Image from The Painted Gallery

This is disturbing news. After reading it, I had to go and revisit the online Lascaux Caves site to marvel over the great art, such as the image above.

'A pernicious white fungus has spread "like snow" in the caves of Lascaux in France where the fabulous rock art has been described as the "Sistine Chapel of prehistory".

The fungus is believed to have been introduced after contractors began to install a new air conditioning system that was meant to preserve the precious 17,000-year-old cave paintings from the heat and humidity generated by their many visitors.

The historical importance of Lascaux is immeasurable and any damage to its art would have serious repercussions given the cave's status as an evolutionary icon for the development of human art and consciousness.

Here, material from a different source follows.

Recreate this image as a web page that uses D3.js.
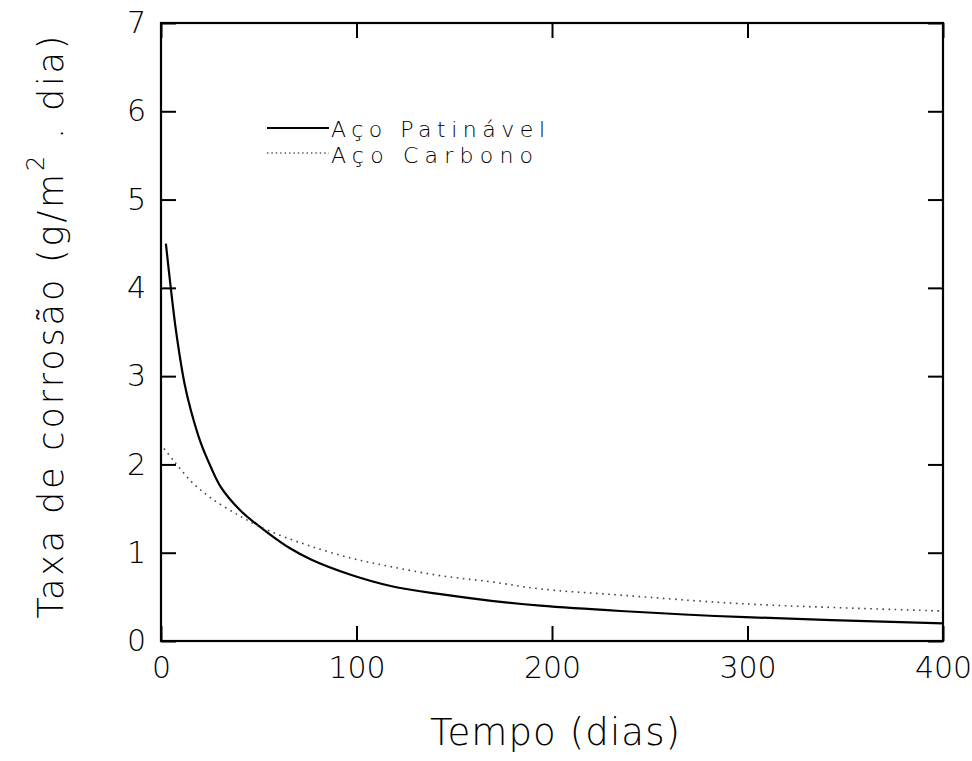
<!DOCTYPE html>
<html>
<head>
<meta charset="utf-8">
<script src="https://cdn.jsdelivr.net/npm/d3@7"></script>
<style>
  html, body { margin: 0; padding: 0; background: #fff; }
  svg { display: block; }
  text { font-family: "DejaVu Sans", "Liberation Sans", sans-serif; font-weight: 200; fill: #000; }
</style>
</head>
<body>
<svg id="chart" width="972" height="761"></svg>
<script>
// Corrosion rate over exposure time for two steels
const patinavelDays  = [2.5, 5, 7.7, 12, 15.3, 20.4, 25.5, 30.7, 41, 55, 66, 77, 97, 118, 143, 169, 194, 235, 299, 400];
const patinavelRate  = [4.50, 4.00, 3.51, 2.92, 2.61, 2.24, 1.97, 1.74, 1.47, 1.22, 1.05, 0.92, 0.75, 0.62, 0.53, 0.455, 0.40, 0.34, 0.27, 0.20];
const carbonoDays    = [1.5, 6.6, 15.3, 25.5, 40, 51, 63, 77, 97, 118, 143, 169, 194, 235, 299, 400];
const carbonoRate    = [2.18, 2.04, 1.81, 1.62, 1.42, 1.29, 1.18, 1.07, 0.94, 0.84, 0.74, 0.67, 0.59, 0.52, 0.42, 0.34];
const xTicks = [0, 100, 200, 300, 400];
const yTicks = [0, 1, 2, 3, 4, 5, 6, 7];
const seriesNames = ["Aço Patinável", "Aço Carbono"];

const svg = d3.select("#chart");
const plot = { left: 161, right: 943, top: 23, bottom: 641 };

const x = d3.scaleLinear().domain([0, 400]).range([plot.left, plot.right]);
const y = d3.scaleLinear().domain([0, 7]).range([plot.bottom, plot.top]);

const tickLen = 15;
const fmt = d3.format("d");

// Inward ticks on all four sides, labels on bottom and left only
svg.append("g").attr("transform", `translate(0,${plot.bottom})`)
  .call(d3.axisBottom(x).tickValues(xTicks).tickFormat(fmt).tickSizeInner(-tickLen).tickSizeOuter(0).tickPadding(25))
  .call(g => g.select(".domain").remove())
  .call(g => g.selectAll("line").attr("stroke", "#000").attr("stroke-width", 2))
  .call(g => g.selectAll("text").attr("font-size", 30).attr("font-family", null).attr("dy", "0.4em"));

svg.append("g").attr("transform", `translate(0,${plot.top})`)
  .call(d3.axisTop(x).tickValues(xTicks).tickSizeInner(-tickLen).tickSizeOuter(0).tickFormat(""))
  .call(g => g.select(".domain").remove())
  .call(g => g.selectAll("line").attr("stroke", "#000").attr("stroke-width", 2));

svg.append("g").attr("transform", `translate(${plot.left},0)`)
  .call(d3.axisLeft(y).tickValues(yTicks).tickFormat(fmt).tickSizeInner(-tickLen).tickSizeOuter(0).tickPadding(15))
  .call(g => g.select(".domain").remove())
  .call(g => g.selectAll("line").attr("stroke", "#000").attr("stroke-width", 2))
  .call(g => g.selectAll("text").attr("font-size", 30).attr("font-family", null));

svg.append("g").attr("transform", `translate(${plot.right},0)`)
  .call(d3.axisRight(y).tickValues(yTicks).tickSizeInner(-tickLen).tickSizeOuter(0).tickFormat(""))
  .call(g => g.select(".domain").remove())
  .call(g => g.selectAll("line").attr("stroke", "#000").attr("stroke-width", 2));

// Frame
svg.append("rect")
  .attr("x", plot.left).attr("y", plot.top)
  .attr("width", plot.right - plot.left).attr("height", plot.bottom - plot.top)
  .attr("fill", "none").attr("stroke", "#000").attr("stroke-width", 2.2);

const line = d3.line().x(d => x(d[0])).y(d => y(d[1])).curve(d3.curveCatmullRom.alpha(0.5));

svg.append("path")
  .datum(d3.zip(patinavelDays, patinavelRate))
  .attr("d", line)
  .attr("fill", "none").attr("stroke", "#000").attr("stroke-width", 2.2);

svg.append("path")
  .datum(d3.zip(carbonoDays, carbonoRate))
  .attr("d", line)
  .attr("fill", "none").attr("stroke", "#444").attr("stroke-width", 1.6)
  .attr("stroke-dasharray", "1.6,4.5");

// Legend
const legend = svg.append("g");
legend.append("line").attr("x1", 267).attr("x2", 329).attr("y1", 128).attr("y2", 128)
  .attr("stroke", "#000").attr("stroke-width", 2);
legend.append("line").attr("x1", 267).attr("x2", 329).attr("y1", 153).attr("y2", 153)
  .attr("stroke", "#555").attr("stroke-width", 1.4).attr("stroke-dasharray", "1.4,3");
legend.append("text").attr("x", 331).attr("y", 137).attr("font-size", 22)
  .attr("textLength", 214).attr("lengthAdjust", "spacing").text(seriesNames[0]);
legend.append("text").attr("x", 331).attr("y", 163).attr("font-size", 22)
  .attr("textLength", 202).attr("lengthAdjust", "spacing").text(seriesNames[1]);

// Axis titles
svg.append("text")
  .attr("x", 555).attr("y", 745)
  .attr("text-anchor", "middle").attr("font-size", 37)
  .attr("textLength", 250).attr("lengthAdjust", "spacing")
  .text("Tempo (dias)");

const yTitle = svg.append("text")
  .attr("transform", "translate(63,327) rotate(-90)")
  .attr("text-anchor", "middle").attr("font-size", 35)
  .attr("textLength", 583).attr("lengthAdjust", "spacing");
yTitle.append("tspan").text("Taxa de corrosão (g/m");
yTitle.append("tspan").attr("font-size", 24).attr("dy", -19).text("2");
yTitle.append("tspan").attr("dy", 19).text(" . dia)");
</script>
</body>
</html>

The figures are so modernist in design that when Picasso emerged from the cave soon after it was first discovered in 1940 he exclaimed: "We have invented nothing." '

Read more in The Independent.

Related links: Time magazine and Lascaux Caves replica, an earlier post.

Marja-Leena | 10/05/2006 | 6 comments
themes: Rock Art & Archaeology


We are both blessed and cursed by our advances in science and technology. At this point I count our blessings that the art has been comprehensively photographed and reproduced so that it can be seen and appreciated everywhere, and by future generations. And also thank goodness there is the reproduction in Lascaux2, where as I have seen, the experience is similar to if not identical with seeing the original.

Archaeology and conservation achieve so many wondrous things every year, I suppose it is inevitable that some horrific mistakes are made as well as the destructions of nature itself. Let's just hope that it is not as bad as one suspects, and that it provides a lesson for future attempts at conservation.

Oh, geez. Talk about destroying the village in order to save it!

Omega and Dave, thanks for chiming in - you have both summarized the situation very well!

Do you know if they've found a way to remove the mold without harming the work?

Oh no! I hope they figure out some way to stop it. Very disturbing. The caves at Lascaux must have been where my Art 100 course began, where art began.

Elise, I don't know - I sure hope so! It is a small consolation that the replica Laskaux II exists for us.

Leslee - indeed it is very disturbing. I don't remember Lascaux in my art history classes, though it was long ago. I agree that Lascaux and many other prehistoric sites are where 'art began' which is why they are so important.